Camilo lembrou ainda que aos 26 anos, a médium foi morar em Lavras, Minas Gerais, onde viveu os anos de maior produtividade de sua atividade mediúnica. No Centro Espírita de Lavras, pôde participar de sessões de materialização e também atuar com vários tipos de modalidades mediúnicas, pois era médium de vidência, de cura, de audiência, e de premonição, entre outros. Grande parte dos livros que escreveu foi escrita em Lavras. E entre eles está “Memórias de um suicida”.

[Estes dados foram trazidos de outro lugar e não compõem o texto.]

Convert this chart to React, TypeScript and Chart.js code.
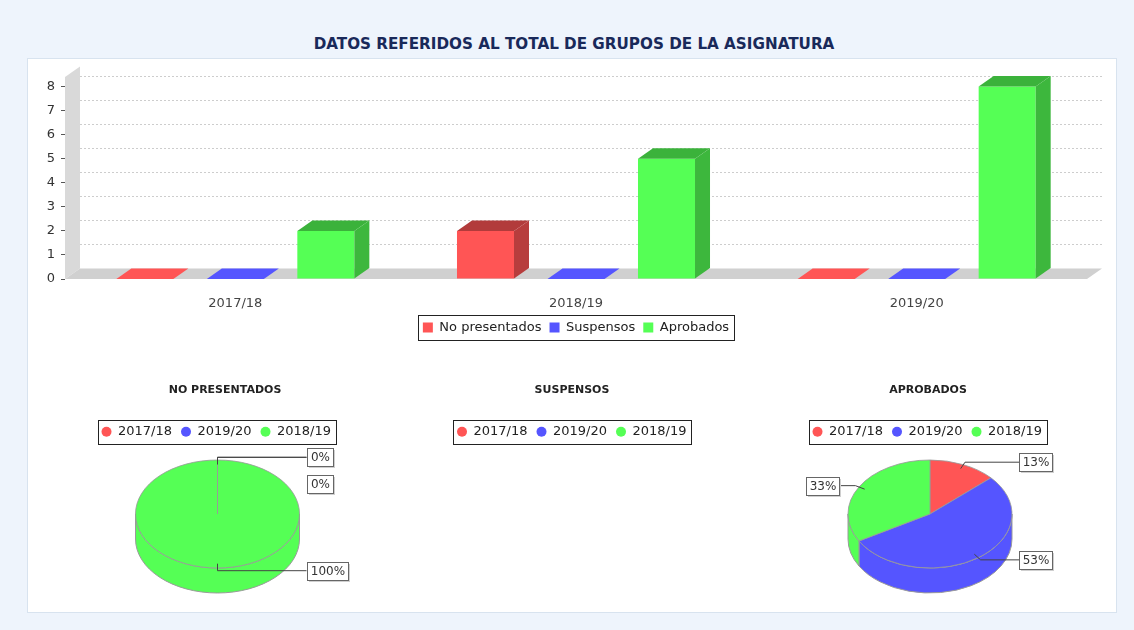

“Esse livro continua sendo uma obra imortal. Escrevê-lo era o seu grande compromisso com o plano espiritual. Para poder escrevê-lo, ela teve o primeiro contato com Camilo Castelo Branco quando tinha só 12 anos de idade e não sabia quem ele era. Só depois de ver uma foto dele em um livro descobriu que se tratava de um escritor português. Ele começa a escrever suas memórias através da mediunidade de Yvonne em 1926 e só termina em 1942”, relatou Camilo.
Em sua opinião, muitos espíritas se negam a ler esse livro por considerá-lo muito pesado, mas esquecem a época em que foi escrito e as características do seu autor, que era um escritor romântico, habituado a escrever de forma muito descritiva. Além disso, a proposta do livro era prevenir o suicídio e, na época, se acreditava que a melhor forma de educar era o medo, para que as pessoas recuassem da ideia de suicídio. Mas ainda hoje tem um valor inquestionável.
“E onde eu vou fazer palestras, ouço o testemunho de pessoas que dizem ter desistido da ideia de suicídio após terem lido esse livro. E esse é um assunto que tem hoje mais visibilidade do que antigamente. Por isso, o trabalho de Yvonne Pereira como exemplo de médium e, em especial, por seu livro Memórias de um Suicida é tão importante. Esse livro representa um hino de amor à vida. E Yvonne é muito especial por ser gente como a gente e uma pessoa que não se abateu com as dificuldades que enfrentou”, concluiu Camilo, que tem agora como uma de suas metas a inauguração de um local, na Bahia, voltado para as questões de mediunidade. Com previsão de inauguração para abril do próximo ano, o futuro instituto se propõe a ser um espaço destinado às pesquisas para a produção de estudos e reflexões em torno da mediunidade, com pesquisa de campo e experimentação. E o seu nome já mostra a influência que terá da médium, pois se chamará Instituto de Mediunidade Yvonne Pereira.
Texto de Rita Cirne, publicado no Batuíra Jornal nº 119.